• [What you need to do] Copy each line exactly. Drop every picture.

• [Data segment]
________

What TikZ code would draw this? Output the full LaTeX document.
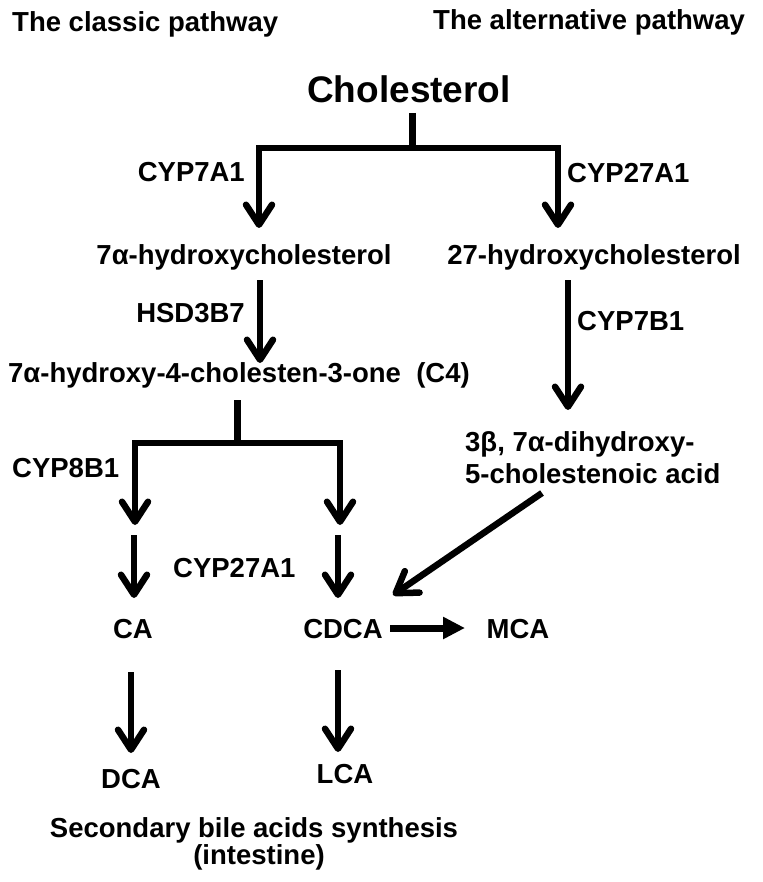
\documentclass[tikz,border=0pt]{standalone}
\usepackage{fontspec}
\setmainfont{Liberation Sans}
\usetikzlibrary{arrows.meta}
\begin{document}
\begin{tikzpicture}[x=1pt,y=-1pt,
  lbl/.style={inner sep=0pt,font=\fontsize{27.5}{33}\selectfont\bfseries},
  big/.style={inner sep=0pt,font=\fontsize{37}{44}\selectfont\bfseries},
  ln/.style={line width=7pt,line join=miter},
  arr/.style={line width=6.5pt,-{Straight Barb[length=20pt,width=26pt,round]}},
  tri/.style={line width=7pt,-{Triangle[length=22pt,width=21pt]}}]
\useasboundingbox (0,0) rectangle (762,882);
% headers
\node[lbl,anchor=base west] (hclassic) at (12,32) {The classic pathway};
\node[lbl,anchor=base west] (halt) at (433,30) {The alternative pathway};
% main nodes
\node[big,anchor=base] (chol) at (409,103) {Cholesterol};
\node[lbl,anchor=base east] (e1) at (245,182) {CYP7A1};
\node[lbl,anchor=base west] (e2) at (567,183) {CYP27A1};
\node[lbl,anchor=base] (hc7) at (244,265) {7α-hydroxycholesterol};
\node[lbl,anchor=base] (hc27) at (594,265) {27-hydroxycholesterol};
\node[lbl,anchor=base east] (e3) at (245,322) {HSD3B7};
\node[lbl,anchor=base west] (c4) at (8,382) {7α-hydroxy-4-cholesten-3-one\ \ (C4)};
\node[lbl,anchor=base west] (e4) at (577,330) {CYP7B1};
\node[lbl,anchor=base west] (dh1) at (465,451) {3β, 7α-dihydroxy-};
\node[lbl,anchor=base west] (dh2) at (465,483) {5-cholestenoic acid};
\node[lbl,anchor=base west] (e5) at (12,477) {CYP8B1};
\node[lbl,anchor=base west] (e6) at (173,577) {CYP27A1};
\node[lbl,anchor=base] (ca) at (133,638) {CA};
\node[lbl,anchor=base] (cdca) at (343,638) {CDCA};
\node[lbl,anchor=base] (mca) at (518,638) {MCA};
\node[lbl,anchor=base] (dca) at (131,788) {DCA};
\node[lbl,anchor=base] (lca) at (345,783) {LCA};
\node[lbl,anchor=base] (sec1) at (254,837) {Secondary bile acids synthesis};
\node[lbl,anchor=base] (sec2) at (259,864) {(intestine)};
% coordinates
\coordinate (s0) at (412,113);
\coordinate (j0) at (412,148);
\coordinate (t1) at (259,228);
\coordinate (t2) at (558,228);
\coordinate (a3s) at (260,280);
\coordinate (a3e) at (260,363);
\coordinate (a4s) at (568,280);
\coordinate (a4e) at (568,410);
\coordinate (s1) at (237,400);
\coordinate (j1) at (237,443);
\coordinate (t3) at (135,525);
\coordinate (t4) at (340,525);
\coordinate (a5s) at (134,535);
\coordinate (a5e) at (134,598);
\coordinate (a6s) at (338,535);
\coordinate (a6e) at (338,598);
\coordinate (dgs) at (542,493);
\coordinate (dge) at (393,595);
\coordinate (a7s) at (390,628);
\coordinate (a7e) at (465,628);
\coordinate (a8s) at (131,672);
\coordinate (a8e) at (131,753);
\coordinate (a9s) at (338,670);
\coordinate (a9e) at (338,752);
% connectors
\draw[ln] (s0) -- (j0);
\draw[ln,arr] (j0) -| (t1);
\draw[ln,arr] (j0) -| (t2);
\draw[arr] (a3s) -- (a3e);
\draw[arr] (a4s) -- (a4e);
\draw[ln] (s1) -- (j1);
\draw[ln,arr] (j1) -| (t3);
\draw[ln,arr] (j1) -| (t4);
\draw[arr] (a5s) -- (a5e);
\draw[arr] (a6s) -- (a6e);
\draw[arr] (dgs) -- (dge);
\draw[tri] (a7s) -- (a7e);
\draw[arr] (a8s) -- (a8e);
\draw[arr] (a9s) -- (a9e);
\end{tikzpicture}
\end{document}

________

• [In response]
What TikZ code would draw this? Output the full LaTeX document.
\documentclass[tikz,border=0pt]{standalone}
\usepackage{fontspec}
\setmainfont{Liberation Sans}
\usetikzlibrary{arrows.meta}
\begin{document}
\begin{tikzpicture}[x=1pt,y=-1pt,
  lbl/.style={inner sep=0pt,font=\fontsize{27.5}{33}\selectfont\bfseries},
  big/.style={inner sep=0pt,font=\fontsize{37}{44}\selectfont\bfseries},
  ln/.style={line width=7pt,line join=miter},
  arr/.style={line width=6.5pt,-{Straight Barb[length=20pt,width=26pt,round]}},
  tri/.style={line width=7pt,-{Triangle[length=22pt,width=21pt]}}]
\useasboundingbox (0,0) rectangle (762,882);
% headers
\node[lbl,anchor=base west] (hclassic) at (12,32) {The classic pathway};
\node[lbl,anchor=base west] (halt) at (433,30) {The alternative pathway};
% main nodes
\node[big,anchor=base] (chol) at (409,103) {Cholesterol};
\node[lbl,anchor=base east] (e1) at (245,182) {CYP7A1};
\node[lbl,anchor=base west] (e2) at (567,183) {CYP27A1};
\node[lbl,anchor=base] (hc7) at (244,265) {7α-hydroxycholesterol};
\node[lbl,anchor=base] (hc27) at (594,265) {27-hydroxycholesterol};
\node[lbl,anchor=base east] (e3) at (245,322) {HSD3B7};
\node[lbl,anchor=base west] (c4) at (8,382) {7α-hydroxy-4-cholesten-3-one\ \ (C4)};
\node[lbl,anchor=base west] (e4) at (577,330) {CYP7B1};
\node[lbl,anchor=base west] (dh1) at (465,451) {3β, 7α-dihydroxy-};
\node[lbl,anchor=base west] (dh2) at (465,483) {5-cholestenoic acid};
\node[lbl,anchor=base west] (e5) at (12,477) {CYP8B1};
\node[lbl,anchor=base west] (e6) at (173,577) {CYP27A1};
\node[lbl,anchor=base] (ca) at (133,638) {CA};
\node[lbl,anchor=base] (cdca) at (343,638) {CDCA};
\node[lbl,anchor=base] (mca) at (518,638) {MCA};
\node[lbl,anchor=base] (dca) at (131,788) {DCA};
\node[lbl,anchor=base] (lca) at (345,783) {LCA};
\node[lbl,anchor=base] (sec1) at (254,837) {Secondary bile acids synthesis};
\node[lbl,anchor=base] (sec2) at (259,864) {(intestine)};
% coordinates
\coordinate (s0) at (412,113);
\coordinate (j0) at (412,148);
\coordinate (t1) at (259,228);
\coordinate (t2) at (558,228);
\coordinate (a3s) at (260,280);
\coordinate (a3e) at (260,363);
\coordinate (a4s) at (568,280);
\coordinate (a4e) at (568,410);
\coordinate (s1) at (237,400);
\coordinate (j1) at (237,443);
\coordinate (t3) at (135,525);
\coordinate (t4) at (340,525);
\coordinate (a5s) at (134,535);
\coordinate (a5e) at (134,598);
\coordinate (a6s) at (338,535);
\coordinate (a6e) at (338,598);
\coordinate (dgs) at (542,493);
\coordinate (dge) at (393,595);
\coordinate (a7s) at (390,628);
\coordinate (a7e) at (465,628);
\coordinate (a8s) at (131,672);
\coordinate (a8e) at (131,753);
\coordinate (a9s) at (338,670);
\coordinate (a9e) at (338,752);
% connectors
\draw[ln] (s0) -- (j0);
\draw[ln,arr] (j0) -| (t1);
\draw[ln,arr] (j0) -| (t2);
\draw[arr] (a3s) -- (a3e);
\draw[arr] (a4s) -- (a4e);
\draw[ln] (s1) -- (j1);
\draw[ln,arr] (j1) -| (t3);
\draw[ln,arr] (j1) -| (t4);
\draw[arr] (a5s) -- (a5e);
\draw[arr] (a6s) -- (a6e);
\draw[arr] (dgs) -- (dge);
\draw[tri] (a7s) -- (a7e);
\draw[arr] (a8s) -- (a8e);
\draw[arr] (a9s) -- (a9e);
\end{tikzpicture}
\end{document}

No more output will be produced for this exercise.